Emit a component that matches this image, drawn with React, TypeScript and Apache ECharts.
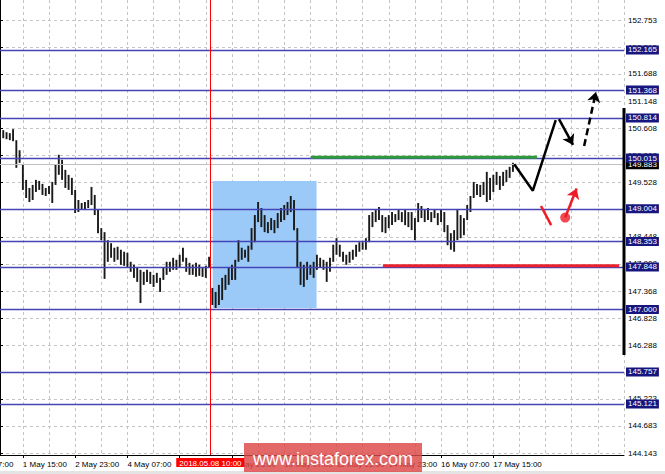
import React, { useEffect, useRef } from 'react';
import * as echarts from 'echarts';

// Bar highs / lows (one bar per slot, 2h bars)
const highs = [
  150.53, 150.57, 150.53, 150.51, 150.59, 150.37, 150.17, 149.88, 149.58, 149.42,
  149.48, 149.58, 149.56, 149.50, 149.42, 149.46, 149.54, 149.88, 150.08, 149.98,
  149.78, 149.68, 149.62, 149.38, 149.18, 149.12, 149.14, 149.18, 149.44, 149.28,
  148.98, 148.62, 148.54, 148.38, 148.32, 148.23, 148.25, 148.19, 148.15, 148.13,
  147.95, 147.89, 147.83, 147.79, 147.75, 147.79, 147.75, 147.69, 147.73, 147.63,
  147.83, 147.95, 147.95, 148.03, 147.99, 148.09, 148.23, 148.03, 147.93, 147.89,
  147.93, 147.89, 147.83, 147.87, 148.05, 147.43, 147.35, 147.49, 147.63, 147.69,
  147.83, 147.89, 147.99, 148.38, 148.23, 148.19, 148.27, 148.62, 148.88, 149.14,
  149.02, 148.88, 148.74, 148.82, 148.78, 148.92, 149.02, 149.08, 149.14, 149.26,
  149.18, 148.62, 147.95, 147.89, 147.95, 147.89, 147.95, 148.09, 148.03, 147.99,
  147.95, 148.03, 148.29, 148.42, 148.29, 148.15, 148.09, 148.15, 148.19, 148.29,
  148.34, 148.34, 148.42, 148.88, 148.94, 148.98, 149.04, 148.88, 148.84, 148.88,
  148.94, 148.90, 148.98, 148.94, 148.98, 148.94, 148.94, 148.82, 149.12, 149.06,
  148.98, 149.02, 148.94, 148.98, 148.92, 148.98, 148.94, 148.68, 148.52, 148.58,
  148.98, 148.88, 148.82, 149.08, 149.26, 149.54, 149.50, 149.48, 149.54, 149.74,
  149.62, 149.68, 149.74, 149.66, 149.74, 149.78, 149.84, 149.92,
];
const lows = [
  150.37, 150.41, 150.39, 150.37, 150.35, 149.82, 149.92, 149.38, 149.22, 149.14,
  149.18, 149.34, 149.38, 149.28, 149.26, 149.30, 149.12, 149.48, 149.68, 149.58,
  149.42, 149.38, 149.28, 148.92, 148.94, 148.98, 148.98, 149.02, 149.08, 148.88,
  148.52, 148.38, 147.61, 147.95, 148.03, 147.95, 147.99, 147.89, 147.87, 147.83,
  147.75, 147.63, 147.55, 147.13, 147.49, 147.55, 147.51, 147.45, 147.53, 147.35,
  147.59, 147.69, 147.75, 147.79, 147.79, 147.83, 147.95, 147.75, 147.69, 147.69,
  147.65, 147.67, 147.65, 147.63, 147.83, 147.09, 147.03, 147.09, 147.19, 147.39,
  147.49, 147.59, 147.59, 147.95, 147.99, 148.03, 147.95, 148.19, 148.34, 148.74,
  148.64, 148.54, 148.52, 148.58, 148.52, 148.62, 148.74, 148.78, 148.88, 148.94,
  148.58, 147.83, 147.49, 147.45, 147.59, 147.69, 147.63, 147.79, 147.83, 147.79,
  147.55, 147.75, 147.95, 148.09, 148.05, 147.95, 147.89, 147.93, 147.99, 148.05,
  148.15, 148.19, 148.19, 148.34, 148.64, 148.74, 148.78, 148.54, 148.52, 148.62,
  148.68, 148.74, 148.78, 148.74, 148.68, 148.64, 148.58, 148.38, 148.74, 148.82,
  148.74, 148.78, 148.74, 148.82, 148.68, 148.74, 148.54, 148.28, 148.19, 148.15,
  148.38, 148.42, 148.48, 148.78, 148.94, 149.22, 149.28, 149.24, 149.28, 149.14,
  149.18, 149.34, 149.48, 149.38, 149.46, 149.54, 149.62, 149.74,
];

const levelPrices = [152.165, 151.368, 150.814, 150.015, 149.004, 148.353, 147.848, 147.0, 145.757, 145.121];
const gridTickPrices = [
  152.753, 152.213, 151.688, 151.148, 150.608, 150.068, 149.528, 148.988, 148.448,
  147.908, 147.368, 146.828, 146.288, 145.748, 145.223, 144.683, 144.143,
];
const bidPrice = 149.883;
// '' = label hidden under the vertical-line date box in the reference
const xTickLabels = [
  '1 May 15:00', '2 May 23:00', '4 May 07:00', '', '8 May 23:00',
  '10 May 07:00', '11 May 15:00', '14 May 23:00', '16 May 07:00', '17 May 15:00',
];
const firstCutLabel = '30 Apr 07:00';
const slotCount = 192;
const xTickStart = 7;
const xTickStep = 16;
const xGridStep = 8;

const vLineIndex = 64.4;
const vLineLabel = '2018.05.08 10:00';
const boxCorners = [[65.1, 149.56], [96.9, 147.03]];
const greenLevel = [[95.2, 150.03], [164.4, 150.03]];
const redLevel = [[117.2, 147.87], [189.5, 147.87]];
const forecastPath = [[157.4, 149.89], [163.1, 149.365], [170.1, 150.77]];
const forecastDown = [[171.1, 150.79], [175.4, 150.275]];
const forecastUp = [[178.8, 150.255], [182.4, 151.33]];
const redStroke = [[165.6, 149.06], [168.7, 148.68]];
const redDot = [173.0, 148.83];
const redArrowEnd = [176.5, 149.41];

const FONT = '"Liberation Sans", Arial, sans-serif';
const NAVY = '#4444b6';
const NAVY_BOX = '#16167e';

export default function App() {
  const ref = useRef<HTMLDivElement>(null);
  useEffect(() => {
    if (!ref.current) return;
    const chart = echarts.init(ref.current, undefined, { renderer: 'svg' });
    const categories = Array.from({ length: slotCount }, (_, i) => String(i));
    const isTickIdx = (i: number) =>
      i >= xTickStart && (i - xTickStart) % xTickStep === 0 && (i - xTickStart) / xTickStep < xTickLabels.length;
    const isLabelIdx = (i: number) => isTickIdx(i) && xTickLabels[(i - xTickStart) / xTickStep] !== '';
    const isGridIdx = (i: number) => (i - xTickStart) % xGridStep === 0;
    const bars = highs.map((h, i) => [i, lows[i], h]);

    chart.setOption({
      animation: false,
      backgroundColor: '#ffffff',
      textStyle: { fontFamily: FONT },
      grid: { left: 0, right: 41, top: 0, bottom: 19, containLabel: false },
      xAxis: [
        {
          type: 'category',
          data: categories,
          boundaryGap: false,
          axisLine: { show: true, lineStyle: { color: '#000', width: 1 } },
          axisTick: { show: true, interval: (i: number) => isTickIdx(i), length: 3, lineStyle: { color: '#000' } },
          axisLabel: {
            show: true,
            interval: (i: number) => isLabelIdx(i),
            formatter: (v: string) => {
              const i = Number(v);
              return isLabelIdx(i) ? xTickLabels[(i - xTickStart) / xTickStep] : '';
            },
            align: 'left',
            fontSize: 8,
            fontFamily: FONT,
            color: '#000',
            margin: 5,
          },
          splitLine: { show: true, interval: (i: number) => isGridIdx(i), lineStyle: { color: '#c4c4c4', type: [3, 3], width: 1 } },
        },
        { type: 'value', min: 0, max: slotCount - 1, show: false },
      ],
      yAxis: {
        type: 'value',
        position: 'right',
        min: 144.105,
        max: 153.16,
        scale: true,
        axisLine: { show: true, lineStyle: { color: '#000', width: 1 } },
        axisTick: { show: true, customValues: gridTickPrices, length: 3, lineStyle: { color: '#000' } },
        axisLabel: {
          show: true,
          customValues: gridTickPrices,
          formatter: (v: number) => v.toFixed(3),
          fontSize: 8,
          fontFamily: FONT,
          color: '#000',
          margin: 4,
        },
        splitLine: { show: true, lineStyle: { color: '#c4c4c4', type: [3, 3], width: 1 } },
      },
      series: [
        {
          name: 'zone',
          type: 'line',
          xAxisIndex: 1,
          data: [],
          z: 1,
          markArea: {
            silent: true,
            itemStyle: { color: '#9bcaf8', opacity: 1 },
            data: [[{ coord: boxCorners[0] }, { coord: boxCorners[1] }]],
          },
        },
        {
          name: 'bid',
          type: 'line',
          xAxisIndex: 1,
          data: [],
          z: 2,
          markLine: {
            silent: true,
            symbol: 'none',
            precision: 3,
            lineStyle: { color: '#c0c0c0', width: 1, type: 'solid' },
            label: {
              show: true,
              position: 'end',
              distance: 2,
              formatter: '{b}',
              backgroundColor: '#000',
              color: '#fff',
              fontSize: 8,
              fontFamily: FONT,
              padding: [1, 2, 0, 2],
            },
            data: [{ yAxis: bidPrice, name: bidPrice.toFixed(3) }],
          },
        },
        {
          name: 'bars',
          type: 'custom',
          xAxisIndex: 0,
          z: 3,
          encode: { x: 0, y: [1, 2] },
          data: bars,
          renderItem: (_params: any, api: any) => {
            const i = api.value(0);
            const lo = api.coord([i, api.value(1)]);
            const hi = api.coord([i, api.value(2)]);
            return {
              type: 'line',
              shape: { x1: lo[0], y1: lo[1], x2: hi[0], y2: hi[1] },
              style: { stroke: '#1a1a1a', lineWidth: 1.9 },
            };
          },
        },
        {
          name: 'levels',
          type: 'line',
          xAxisIndex: 1,
          data: [],
          z: 4,
          markLine: {
            silent: true,
            symbol: 'none',
            precision: 3,
            lineStyle: { color: NAVY, width: 1.3, type: 'solid' },
            label: {
              show: true,
              position: 'end',
              distance: 2,
              formatter: '{b}',
              backgroundColor: NAVY_BOX,
              color: '#fff',
              fontSize: 8,
              fontFamily: FONT,
              padding: [1, 2, 0, 2],
            },
            data: levelPrices.map((v) => ({ yAxis: v, name: v.toFixed(3) })),
          },
        },
        {
          name: 'vline',
          type: 'line',
          xAxisIndex: 1,
          data: [],
          z: 5,
          markLine: {
            silent: true,
            symbol: 'none',
            lineStyle: { color: '#ff0000', width: 1, type: 'solid' },
            label: {
              show: true,
              position: 'start',
              distance: 3,
              formatter: vLineLabel,
              backgroundColor: '#ff0000',
              color: '#fff',
              fontSize: 8,
              fontFamily: FONT,
              padding: [1, 3, 0, 3],
            },
            data: [{ xAxis: vLineIndex }],
          },
        },
        {
          name: 'green',
          type: 'line',
          xAxisIndex: 1,
          data: greenLevel,
          symbol: 'none',
          z: 6,
          lineStyle: { color: '#2f9a3c', width: 3 },
        },
        {
          name: 'red',
          type: 'line',
          xAxisIndex: 1,
          data: redLevel,
          symbol: 'none',
          z: 6,
          lineStyle: { color: '#e8232d', width: 3 },
        },
        {
          name: 'path',
          type: 'line',
          xAxisIndex: 1,
          data: forecastPath,
          symbol: 'none',
          z: 7,
          lineStyle: { color: '#000', width: 2.5 },
          markLine: {
            silent: true,
            symbol: ['none', 'arrow'],
            symbolSize: 10,
            label: { show: false },
            data: [
              [
                { coord: forecastDown[0], lineStyle: { color: '#000', width: 2.5, type: 'solid' } },
                { coord: forecastDown[1] },
              ],
              [
                { coord: forecastUp[0], lineStyle: { color: '#000', width: 2.5, type: [7, 4] } },
                { coord: forecastUp[1] },
              ],
              [
                { coord: redDot, lineStyle: { color: '#ee1c25', width: 2.5, type: 'solid' } },
                { coord: redArrowEnd },
              ],
            ],
          },
        },
        {
          name: 'redStroke',
          type: 'line',
          xAxisIndex: 1,
          data: redStroke,
          symbol: 'none',
          z: 7,
          lineStyle: { color: '#ee1c25', width: 2.5 },
        },
        {
          name: 'redDot',
          type: 'scatter',
          xAxisIndex: 1,
          data: [redDot],
          symbolSize: 10,
          z: 8,
          itemStyle: { color: '#ee1c25' },
        },
      ],
      graphic: [
        {
          type: 'rect',
          z: 50,
          shape: { x: 0, y: 471, width: 665, height: 3 },
          style: { fill: '#e4e4e4' },
        },
        {
          type: 'rect',
          z: 50,
          shape: { x: 622.5, y: 108, width: 3, height: 247 },
          style: { fill: '#000' },
        },
        {
          type: 'text',
          z: 50,
          style: { text: firstCutLabel, x: -32, y: 464, verticalAlign: 'middle', fill: '#000', font: `8px ${FONT}` },
        },
        {
          type: 'rect',
          z: 100,
          shape: { x: 244, y: 443, width: 178, height: 29 },
          style: { fill: 'rgba(221,72,72,0.82)' },
        },
        {
          type: 'text',
          z: 101,
          style: {
            text: 'www.instaforex.com',
            x: 333,
            y: 459,
            align: 'center',
            verticalAlign: 'middle',
            fill: '#fff',
            font: `18px ${FONT}`,
          },
        },
      ],
    });
    return () => chart.dispose();
  }, []);
  return (
    <div
      ref={ref}
      style={{ position: 'absolute', left: 0, top: 0, width: 665, height: 474, background: '#fff' }}
    />
  );
}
_ _ _
What to produce: Write out each line of the listing above, exactly, from its first line to the line holding "import * as echarts from 'echarts';", inclusive. Skip the pictures.

Output of the task:
Emit a component that matches this image, drawn with React, TypeScript and Apache ECharts.
import React, { useEffect, useRef } from 'react';
import * as echarts from 'echarts';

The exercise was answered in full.